While Intel has long made the best processors on the planet for PCs and laptops, it hasn't been as involved in low-powered, lightweight semiconductors like those used in phones, tablets, and IoT devices like smart speakers. That looks to change with a new agreement between Intel Foundry Services and Arm Ltd.
British semiconductor firm Arm has been licensing out its processor designs to major industry players like Apple and Qualcomm for use in mobile phones and tablets for many years now, thanks to Arm's emphasis on mobile energy efficiency over the raw performance normally seen in desktops. But Intel and Arm have steered clear of each other, making today's joint announcement a major development in the semiconductor space.
At the heart of the design technology co-optimization (DTCO) the two companies agreed to is Intel's 18A process, which is the last chip fabrication process in Intel's aggressive 5-year road map that began with Intel Alder Lake. That chip was fabbed on the 10nm Intel 7 process.
Intel 18A is scheduled for risk production starting in the second half of 2024, with chips co-designed with Arm presumably starting to roll off the line by the end of that year.
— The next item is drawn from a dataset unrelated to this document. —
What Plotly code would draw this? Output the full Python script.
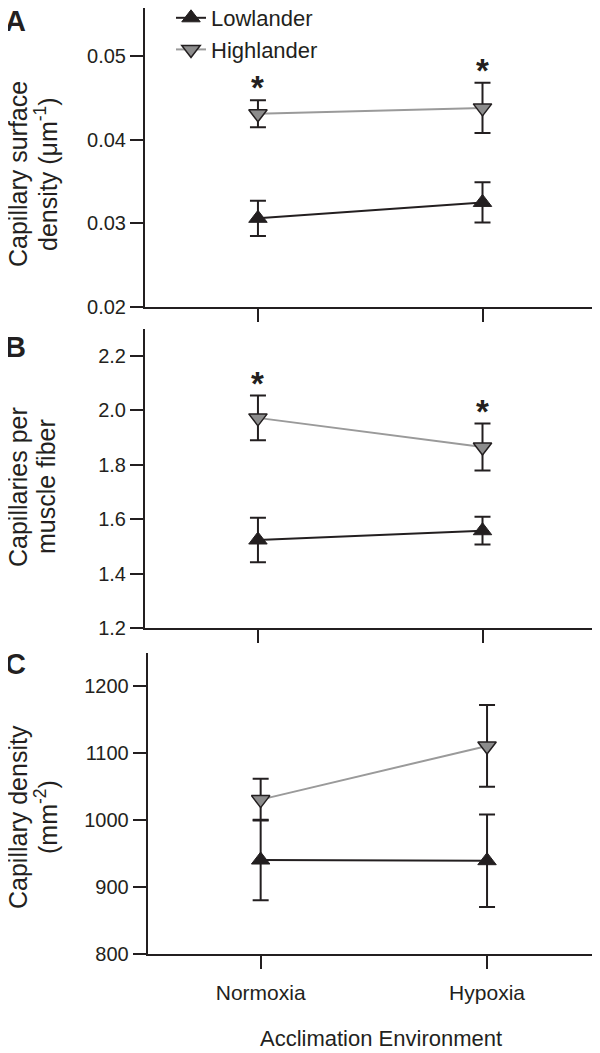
import plotly.graph_objects as go

# ---------------- data ----------------
conditions = ["Normoxia", "Hypoxia"]
cond_pos = [0, 1]

# Panel A: capillary surface density (um^-1)
a_low_mean = [0.0306, 0.0325]
a_low_err = [0.0021, 0.0024]
a_high_mean = [0.0431, 0.0438]
a_high_err = [0.0016, 0.0030]
a_sig = [True, True]

# Panel B: capillaries per muscle fiber
b_low_mean = [1.524, 1.558]
b_low_err = [0.082, 0.051]
b_high_mean = [1.972, 1.865]
b_high_err = [0.082, 0.086]
b_sig = [True, True]

# Panel C: capillary density (mm^-2)
c_low_mean = [940, 939]
c_low_err = [60, 69]
c_high_mean = [1030, 1110]
c_high_err = [31, 61]
c_sig = [False, False]

a_ticks = [0.02, 0.03, 0.04, 0.05]
b_ticks = [1.2, 1.4, 1.6, 1.8, 2.0, 2.2]
c_ticks = [800, 900, 1000, 1100, 1200]

# ---------------- style ----------------
FONT = "Liberation Sans, Arial, sans-serif"
INK = "#231f20"
HI_LINE = "#9a9a9a"
HI_FILL = "#8c8c8c"

PLOT_H = 946.0
def px_x(p):
    return (p - 145) / 455.0
def px_y(p):
    return (954 - p) / PLOT_H

panels = [
    dict(low=a_low_mean, low_e=a_low_err, high=a_high_mean, high_e=a_high_err, sig=a_sig, ax=("x", "y")),
    dict(low=b_low_mean, low_e=b_low_err, high=b_high_mean, high_e=b_high_err, sig=b_sig, ax=("x2", "y2")),
    dict(low=c_low_mean, low_e=c_low_err, high=c_high_mean, high_e=c_high_err, sig=c_sig, ax=("x3", "y3")),
]

fig = go.Figure()
annotations = []
for i, p in enumerate(panels):
    xa, ya = p["ax"]
    fig.add_trace(go.Scatter(
        x=cond_pos, y=p["low"], xaxis=xa, yaxis=ya, name="Lowlander",
        mode="lines+markers", showlegend=(i == 0), legendgroup="low",
        line=dict(color=INK, width=2),
        marker=dict(symbol="triangle-up", size=16, color=INK, line=dict(color=INK, width=1)),
        error_y=dict(type="data", array=p["low_e"], color=INK, thickness=2, width=8),
    ))
    fig.add_trace(go.Scatter(
        x=cond_pos, y=p["high"], xaxis=xa, yaxis=ya, name="Highlander",
        mode="lines+markers", showlegend=(i == 0), legendgroup="high",
        line=dict(color=HI_LINE, width=2),
        marker=dict(symbol="triangle-down", size=16, color=HI_FILL, line=dict(color=INK, width=1.5)),
        error_y=dict(type="data", array=p["high_e"], color=INK, thickness=2, width=8),
    ))
    for xv, m, e, s in zip(cond_pos, p["high"], p["high_e"], p["sig"]):
        if s:
            annotations.append(dict(
                x=xv, y=m + e, xref=xa, yref=ya, text="<b>*</b>", showarrow=False,
                yanchor="bottom", yshift=-8, font=dict(size=33, color=INK, family=FONT),
            ))

def ytitle(line1, line2, ycen):
    return [
        dict(x=px_x(18), y=ycen, xref="paper", yref="paper", text=line1, textangle=-90,
             showarrow=False, xanchor="center", yanchor="middle",
             font=dict(size=25, color=INK, family=FONT)),
        dict(x=px_x(46), y=ycen, xref="paper", yref="paper", text=line2, textangle=-90,
             showarrow=False, xanchor="center", yanchor="middle",
             font=dict(size=25, color=INK, family=FONT)),
    ]

annotations += ytitle("Capillary surface", "density (μm<sup>-1</sup>)", px_y(174))
annotations += ytitle("Capillaries per", "muscle fiber", px_y(487))
annotations += ytitle("Capillary density", "(mm<sup>-2</sup>)", px_y(817))

for letter, ypx in [("A", 21), ("B", 347), ("C", 664)]:
    annotations.append(dict(x=px_x(15), y=px_y(ypx), xref="paper", yref="paper",
                            text="<b>%s</b>" % letter, showarrow=False, xanchor="center", yanchor="middle",
                            font=dict(size=29, color=INK, family=FONT)))

annotations.append(dict(x=px_x(381), y=px_y(1038), xref="paper", yref="paper",
                        text="Acclimation Environment", showarrow=False, xanchor="center", yanchor="middle",
                        font=dict(size=22, color=INK, family=FONT)))

common_x = dict(tickvals=cond_pos, ticks="outside", ticklen=13, tickwidth=2, tickcolor=INK,
                showline=True, linewidth=2, linecolor=INK, showgrid=False, zeroline=False,
                fixedrange=True)
common_y = dict(ticks="outside", ticklen=13, tickwidth=2, tickcolor=INK,
                showline=True, linewidth=2, linecolor=INK, showgrid=False, zeroline=False,
                tickfont=dict(size=20, color=INK, family=FONT), ticklabelstandoff=0)

fig.update_layout(
    width=600, height=1053,
    margin=dict(l=137, r=8, t=0, b=107, autoexpand=False),
    paper_bgcolor="white", plot_bgcolor="white",
    font=dict(family=FONT, color=INK),
    showlegend=True,
    legend=dict(x=px_x(171), y=1.0 + 11 / PLOT_H, xanchor="left", yanchor="top",
                font=dict(size=22, color=INK, family=FONT), bgcolor="rgba(0,0,0,0)",
                tracegroupgap=0, itemwidth=30),
    xaxis=dict(domain=[0, 450 / 455], range=[-0.503, 1.501], anchor="y", showticklabels=False, **common_x),
    yaxis=dict(domain=[px_y(307), 1.0], range=[0.02, 0.05574], anchor="x", tickvals=a_ticks,
               ticktext=["%.2f" % v for v in a_ticks], **common_y),
    xaxis2=dict(domain=[0, 450 / 455], range=[-0.503, 1.501], anchor="y2", showticklabels=False, **common_x),
    yaxis2=dict(domain=[px_y(628.3), px_y(329.3)], range=[1.2, 2.297], anchor="x2", tickvals=b_ticks,
                ticktext=["%.1f" % v for v in b_ticks], **common_y),
    xaxis3=dict(domain=[px_x(147.7), 1.0], range=[-0.499, 1.499], anchor="y3", ticktext=conditions,
                tickfont=dict(size=21, color=INK, family=FONT), ticklabelstandoff=6, **common_x),
    yaxis3=dict(domain=[0.0, px_y(653.3)], range=[800, 1248], anchor="x3", tickvals=c_ticks,
                ticktext=[str(v) for v in c_ticks], **common_y),
    annotations=annotations,
)

fig.write_html("out.html")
“There is growing demand for computing power driven by the digitization of everything, but until now fabless customers have had limited options for designing around the most advanced mobile technology,” Pat Gelsinger, CEO of Intel Corporation, said in a statement emailed to TechRadar.
“Intel’s collaboration with Arm will expand the market opportunity for [Intel Foundry Services] and open up new options and approaches for any fabless company that wants to access best-in-class CPU IP and the power of an open system foundry with leading-edge process technology.”
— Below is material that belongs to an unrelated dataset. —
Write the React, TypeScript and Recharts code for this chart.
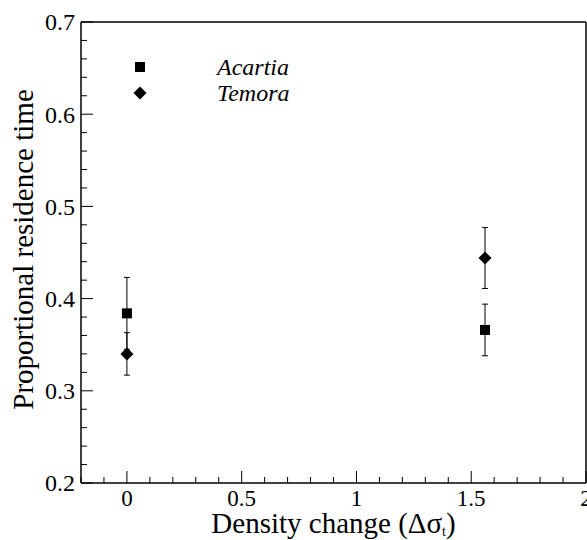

Intel's finally getting into the foundry-as-a-service business
Intel is a semiconductor industry giant, as well as being something of the elder statesman of processor fabrication. The late Gordon Moore, for whom Moore's Law is named, was one of Intel's founders more than half a century ago, and Intel has been on the cutting edge of computer processing technology pretty much since the integrated circuit's inception.
But Intel has had some major competition in recent years, and not just from archrival AMD. TSMC and Samsung are both major chip foundries that supply everyone from Nvidia and AMD to Apple and Qualcomm. Intel, in a lot of ways, has been something of the odd duck out by fabbing its own chips in-house and pretty much exclusively its own chips.
With this new deal from Arm, Intel is taking a major step into servicing the foundry needs of "fabless" industry partners in its own right. Fabless is a polite way of saying companies like Arm, AMD, and Apple that design computer processors in house, but have to go elsewhere to have chips fabricated, increasingly by Taiwan Semiconductor Manufacturing Company (TSMC).
By opening up its foundry services and letting companies bring their own chip designs to Intel for fabrication on Intel's 18A process, the company is staking a major claim in a market that effectively only has two other players, TSMC and Samsung. Given Intel's industry position, it is probably the only company on Earth right now that could credibly compete with TSMC and Samsung.
All of this will hopefully mean significantly cheaper chips as competition does its thing. It remains to be seen what this new partnership develops in the coming decade, but Arm is certainly not going to be the last company to come knocking on Intel's foundry door in the years ahead.